Defendants contend that the Act and rules and regulations constitute an ex post facto law in violation of the fourteenth amendment. The basis for this contention is found in the argument that the Act does not define the crimes and thus the definition of what constitutes an offense under the Act is left to those who administer it. This argument loses sight of the fact that the conduct that constitutes the crime under the Act, as we have previously stated, is not a violation of the rules or regulations but is a failure to correct the violation after it has been determined that such a violation exists and notice has been given to the facility. Assuming that, because of inadequate standards, definition of a violation is left to those who administer the Act, this still does not constitute an ex post facto law, because the conduct that will constitute the offense is stated and defined at the time that notice of the violation is given. The conduct that constitutes the criminal violation (intentional failure to correct the violation) necessarily occurs after the offense has been defined. (See Stein v. Howlett (1972), 52 Ill.2d 570, 584.) We see no merit in the ex post facto contention.
Defendants next argue that the Act constitutes a bill of attainder. An essential requirement of a bill of attainder is that it be a legislative act which inflicts punishment without a judicial trial. (See Polyvend v. Puckorius (1979), 77 Ill.2d 287, 301.) The statute we now consider clearly provides for a judicial determination of the criminal charges against defendants. (Ill. Rev. Stat. 1979, ch. 111 1/2, pars. 4153-318(b), (c).) As to civil penalties that may be assessed by the Department, the Act likewise provides that the defendants are entitled to a hearing. (Ill. Rev. Stat. 1979, ch. 111 1/2, pars. 4153-307, 4153-703 through 4153-712.) The defendants focus on only one aspect of the accepted definition of a bill of attainder. In United States v.
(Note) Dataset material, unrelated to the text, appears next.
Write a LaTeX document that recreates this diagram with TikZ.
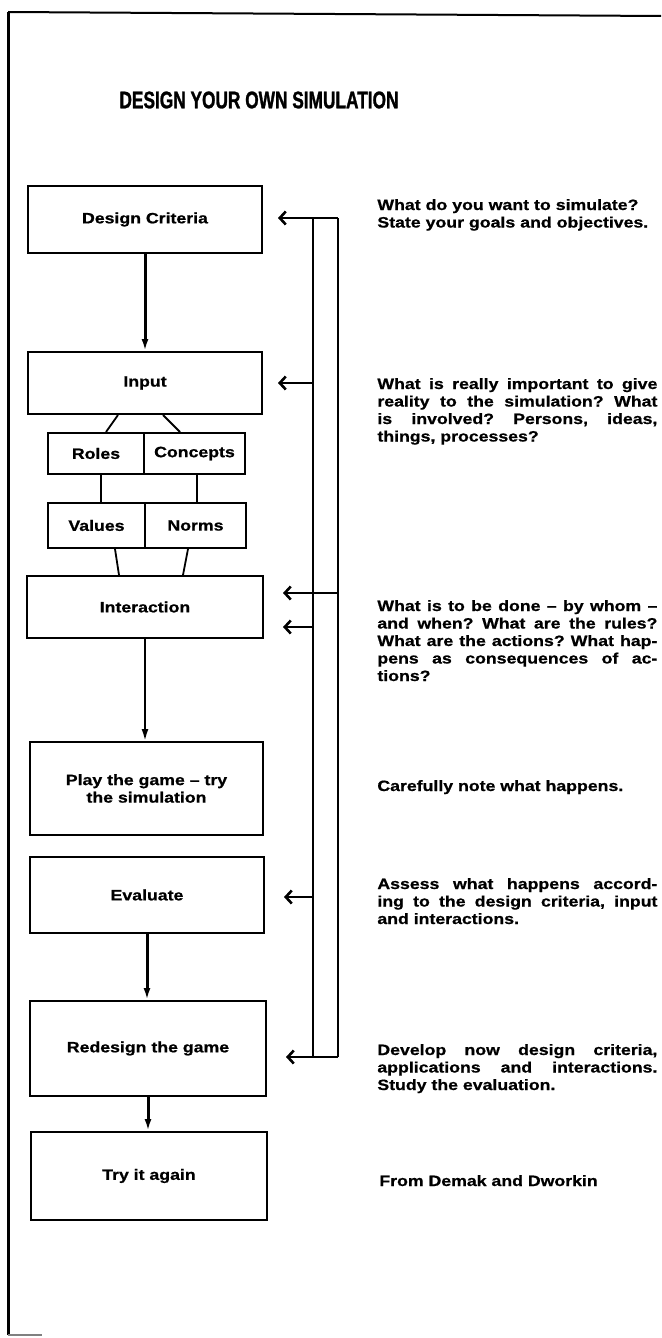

Lovett (1946), 328 U.S. 303, 315, 90 L.Ed. 1252, 1259, 66 S.Ct. 1073, 1079, the court stated that previous decisions of that court stand for the proposition that "legislative acts * * * that apply either to named individuals or to easily ascertainable members of a group in such a way as to inflict punishment on them without a judicial trial are bills of attainder * * *." (Emphasis added.) The defendants contend that the legislature, in the Act in question, narrowly focused not on health-care providers in general, but on the privately owned nursing homes. Thus, it is only on the italicized portion of the definition of a bill of attainder that the defendants focus and not on the judicial-trial aspect. We have indicated above that the Act does not inflict punishment without a judicial trial.
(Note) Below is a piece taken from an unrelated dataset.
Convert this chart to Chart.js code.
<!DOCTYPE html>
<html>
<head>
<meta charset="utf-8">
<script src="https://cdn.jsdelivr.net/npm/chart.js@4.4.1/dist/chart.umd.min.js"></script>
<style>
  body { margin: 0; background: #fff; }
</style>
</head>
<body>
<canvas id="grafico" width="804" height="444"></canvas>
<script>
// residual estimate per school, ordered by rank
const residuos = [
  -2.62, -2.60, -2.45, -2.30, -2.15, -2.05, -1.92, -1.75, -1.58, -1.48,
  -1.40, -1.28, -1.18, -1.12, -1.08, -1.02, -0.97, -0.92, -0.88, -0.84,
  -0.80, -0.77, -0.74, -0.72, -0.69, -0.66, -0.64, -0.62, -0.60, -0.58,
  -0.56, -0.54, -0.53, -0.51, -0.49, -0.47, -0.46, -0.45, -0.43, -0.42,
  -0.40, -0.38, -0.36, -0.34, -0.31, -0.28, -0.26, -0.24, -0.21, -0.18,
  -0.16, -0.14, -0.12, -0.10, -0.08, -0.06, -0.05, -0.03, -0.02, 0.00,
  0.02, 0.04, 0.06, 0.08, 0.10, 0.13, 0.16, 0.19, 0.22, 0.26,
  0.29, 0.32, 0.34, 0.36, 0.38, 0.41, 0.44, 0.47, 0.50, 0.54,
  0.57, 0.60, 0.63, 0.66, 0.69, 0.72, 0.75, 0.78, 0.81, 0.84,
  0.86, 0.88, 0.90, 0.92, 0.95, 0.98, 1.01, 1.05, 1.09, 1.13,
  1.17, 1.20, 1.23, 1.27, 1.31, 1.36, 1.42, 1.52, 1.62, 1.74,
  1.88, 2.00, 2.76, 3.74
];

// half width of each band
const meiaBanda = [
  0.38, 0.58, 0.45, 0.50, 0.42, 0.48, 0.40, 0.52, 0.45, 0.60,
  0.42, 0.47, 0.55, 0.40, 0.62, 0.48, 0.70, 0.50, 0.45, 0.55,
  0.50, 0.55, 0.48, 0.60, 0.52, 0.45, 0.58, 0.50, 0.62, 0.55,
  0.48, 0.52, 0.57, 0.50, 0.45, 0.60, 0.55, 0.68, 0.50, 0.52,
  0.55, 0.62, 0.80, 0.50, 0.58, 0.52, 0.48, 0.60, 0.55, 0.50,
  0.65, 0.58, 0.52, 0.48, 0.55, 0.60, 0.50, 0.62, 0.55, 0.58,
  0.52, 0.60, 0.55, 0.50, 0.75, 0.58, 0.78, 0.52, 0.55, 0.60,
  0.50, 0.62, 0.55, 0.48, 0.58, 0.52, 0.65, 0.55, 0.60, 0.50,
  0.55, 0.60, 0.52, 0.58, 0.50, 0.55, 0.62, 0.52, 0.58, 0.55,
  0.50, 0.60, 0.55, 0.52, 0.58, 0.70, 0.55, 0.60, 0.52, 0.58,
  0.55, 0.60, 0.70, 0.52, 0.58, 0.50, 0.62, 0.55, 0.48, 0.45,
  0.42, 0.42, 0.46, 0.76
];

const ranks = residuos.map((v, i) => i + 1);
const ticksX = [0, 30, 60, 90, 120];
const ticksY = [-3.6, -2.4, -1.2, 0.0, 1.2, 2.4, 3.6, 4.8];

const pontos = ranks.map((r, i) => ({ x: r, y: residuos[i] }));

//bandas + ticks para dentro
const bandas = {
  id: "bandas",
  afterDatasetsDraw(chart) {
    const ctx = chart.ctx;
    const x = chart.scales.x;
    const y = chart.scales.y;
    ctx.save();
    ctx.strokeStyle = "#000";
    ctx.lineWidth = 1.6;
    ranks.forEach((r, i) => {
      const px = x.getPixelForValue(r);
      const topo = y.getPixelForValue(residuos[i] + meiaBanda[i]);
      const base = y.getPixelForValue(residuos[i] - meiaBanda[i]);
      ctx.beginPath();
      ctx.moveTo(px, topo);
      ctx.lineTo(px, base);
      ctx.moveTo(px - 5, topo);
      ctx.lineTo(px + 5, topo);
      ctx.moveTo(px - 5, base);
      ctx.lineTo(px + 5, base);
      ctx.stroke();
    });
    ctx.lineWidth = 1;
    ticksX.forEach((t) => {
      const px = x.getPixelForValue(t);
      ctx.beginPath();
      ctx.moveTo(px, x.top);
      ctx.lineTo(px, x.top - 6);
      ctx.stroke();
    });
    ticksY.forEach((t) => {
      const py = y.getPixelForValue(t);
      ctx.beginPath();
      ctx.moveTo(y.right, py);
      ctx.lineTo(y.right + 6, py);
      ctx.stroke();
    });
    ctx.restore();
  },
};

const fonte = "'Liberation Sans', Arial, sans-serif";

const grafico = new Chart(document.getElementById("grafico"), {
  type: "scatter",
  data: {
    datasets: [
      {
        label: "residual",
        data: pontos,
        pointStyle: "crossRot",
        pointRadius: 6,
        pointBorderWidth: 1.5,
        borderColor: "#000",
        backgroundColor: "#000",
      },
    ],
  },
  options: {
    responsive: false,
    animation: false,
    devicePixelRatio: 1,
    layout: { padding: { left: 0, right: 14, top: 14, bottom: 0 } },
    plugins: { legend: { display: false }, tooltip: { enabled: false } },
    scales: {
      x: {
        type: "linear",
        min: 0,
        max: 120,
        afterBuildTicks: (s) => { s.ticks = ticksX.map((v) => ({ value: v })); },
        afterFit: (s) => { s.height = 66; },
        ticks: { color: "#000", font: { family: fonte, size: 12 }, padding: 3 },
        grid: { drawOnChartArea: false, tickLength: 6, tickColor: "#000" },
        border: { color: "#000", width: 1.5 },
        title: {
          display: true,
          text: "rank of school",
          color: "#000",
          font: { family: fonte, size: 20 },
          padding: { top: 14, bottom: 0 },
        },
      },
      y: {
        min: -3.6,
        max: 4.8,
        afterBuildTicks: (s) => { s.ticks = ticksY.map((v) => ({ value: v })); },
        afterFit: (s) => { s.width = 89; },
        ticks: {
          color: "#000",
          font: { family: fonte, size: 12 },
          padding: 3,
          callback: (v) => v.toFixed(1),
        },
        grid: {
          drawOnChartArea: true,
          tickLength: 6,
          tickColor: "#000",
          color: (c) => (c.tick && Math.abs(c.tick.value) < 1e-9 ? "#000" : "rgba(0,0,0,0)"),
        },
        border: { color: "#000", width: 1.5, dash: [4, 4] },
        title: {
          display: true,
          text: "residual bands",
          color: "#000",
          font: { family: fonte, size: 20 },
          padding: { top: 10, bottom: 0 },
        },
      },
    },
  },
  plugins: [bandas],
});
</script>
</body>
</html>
In Nixon v. Administrator of General Services (1977), 433 U.S. 425, 53 L.Ed.2d 867, 97 S.Ct. 2777, the court stated:
"Appellant's characterization of the meaning of a bill of attainder obviously proves far too much. By arguing that an individual or defined group is attainted whenever he or it is compelled to bear burdens which the individual or group dislikes, appellant removes the anchor that ties the bill of attainder guarantee to realistic conceptions of classification and punishment. His view would cripple the very process of legislating, for any individual or group that is made the subject of adverse legislation can complain that the lawmakers could and should have defined the relevant affected class at a greater level of generality. Furthermore, every person or group made subject to legislation which he or it finds burdensome may subjectively feel, and can complain, that he or it is being subjected to unwarranted punishment. [Citation.] However expansive the prohibition against bills of attainder, it surely was not intended to serve as a variant of the equal protection doctrine, invalidating every Act of Congress or the States that legislatively burdens some persons or groups but not all other plausible individuals." Nixon v. Administrator of General Services (1977), 433 U.S. 425, 470-71, 53 L.Ed.2d 867, 908-09, 97 S.Ct. 2777, 2804.
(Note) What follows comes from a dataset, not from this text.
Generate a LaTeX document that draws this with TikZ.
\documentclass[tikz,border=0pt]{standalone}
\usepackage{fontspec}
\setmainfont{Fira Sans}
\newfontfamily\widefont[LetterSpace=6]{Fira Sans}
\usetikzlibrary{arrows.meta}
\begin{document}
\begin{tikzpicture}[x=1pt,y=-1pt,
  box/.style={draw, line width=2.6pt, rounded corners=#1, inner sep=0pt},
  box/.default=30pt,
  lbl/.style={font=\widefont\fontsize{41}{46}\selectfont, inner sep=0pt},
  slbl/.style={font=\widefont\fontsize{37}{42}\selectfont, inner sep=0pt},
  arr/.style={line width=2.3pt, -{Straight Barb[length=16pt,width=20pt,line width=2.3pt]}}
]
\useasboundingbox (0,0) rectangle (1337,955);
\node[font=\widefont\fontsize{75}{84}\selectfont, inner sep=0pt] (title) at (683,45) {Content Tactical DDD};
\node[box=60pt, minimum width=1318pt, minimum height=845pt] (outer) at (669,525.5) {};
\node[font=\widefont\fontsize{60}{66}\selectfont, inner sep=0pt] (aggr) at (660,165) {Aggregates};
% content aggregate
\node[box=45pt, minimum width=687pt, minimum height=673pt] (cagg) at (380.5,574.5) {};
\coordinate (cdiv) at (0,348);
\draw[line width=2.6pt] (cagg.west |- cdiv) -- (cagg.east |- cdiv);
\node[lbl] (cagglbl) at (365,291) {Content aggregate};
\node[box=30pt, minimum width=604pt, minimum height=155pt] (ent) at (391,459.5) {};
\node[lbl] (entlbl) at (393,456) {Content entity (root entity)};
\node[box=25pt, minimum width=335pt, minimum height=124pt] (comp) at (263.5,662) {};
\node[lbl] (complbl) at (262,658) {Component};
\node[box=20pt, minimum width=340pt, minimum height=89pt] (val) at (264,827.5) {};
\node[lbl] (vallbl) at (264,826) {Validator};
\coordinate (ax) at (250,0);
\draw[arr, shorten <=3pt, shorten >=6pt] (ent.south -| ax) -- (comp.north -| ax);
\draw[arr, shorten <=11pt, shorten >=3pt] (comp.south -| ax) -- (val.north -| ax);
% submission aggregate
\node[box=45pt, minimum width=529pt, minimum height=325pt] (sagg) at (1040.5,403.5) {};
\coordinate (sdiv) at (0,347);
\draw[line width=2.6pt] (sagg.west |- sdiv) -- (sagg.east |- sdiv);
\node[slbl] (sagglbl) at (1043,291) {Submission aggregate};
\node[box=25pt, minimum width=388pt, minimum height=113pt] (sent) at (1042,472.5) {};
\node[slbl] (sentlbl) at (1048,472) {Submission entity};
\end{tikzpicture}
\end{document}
It appears from the defendants' contention that they are here using the bill-of-attainder argument as a variant of the equal protection argument we have heretofore addressed. Since we have found that the Act does not violate the equal protection clause and, as we have indicated, the Act provides for judicial determination, we find no merit in the bill-of-attainder argument.
Finally, defendants claim that the Act and Department regulations violate due process because they unreasonably limit the right to private employment and the right to engage in a chosen profession. Over 30 years ago this court dealt with a similar issue in Klein v. Department of Registration & Education (1952), 412 Ill. 75, where the court stated:
"The right to pursue a trade or calling is, however, subordinate to the right of the State to limit such freedom of action where the public health, safety or welfare may require. [Citations.] In instances where the police power is invoked to regulate and supervise a legitimate occupation, the restraint imposed must be reasonable. The legislative determination that regulations are needful is not conclusive and is always subject to review. In order for such regulations to be lawfully imposed upon the constitutional rights of the individual to pursue his trade, profession or business, the act passed under the guise of a measure to protect the public health, safety and welfare must have a definite relation to the ends sought to be attained. [Citations.]" Klein v. Department of Registration (1952), 412 Ill. 75, 78-79.
As we have already determined that the Nursing Home Care Reform Act of 1979 (Ill. Rev. Stat. 1979, ch. 111 1/2, par. 4151-101 et seq.) is reasonably related to a legitimate legislative purpose, we must dismiss this argument as well.
For the reasons set forth above, the judgment of the circuit court of Cook County is reversed insofar as it holds portions of the Nursing Home Care Reform Act of 1979 (Ill. Rev. Stat. 1979, ch. 111 1/2, par. 4151-101 et seq.), and Illinois Department of Public Health Rules and Regulations promulgated thereunder, unconstitutional. We affirm that portion of the order of the circuit court of Cook County which upholds parts of the Act and parts of the rules and regulations. The cause is remanded to the circuit court of Cook County.
Affirmed in part and reversed in part and remanded.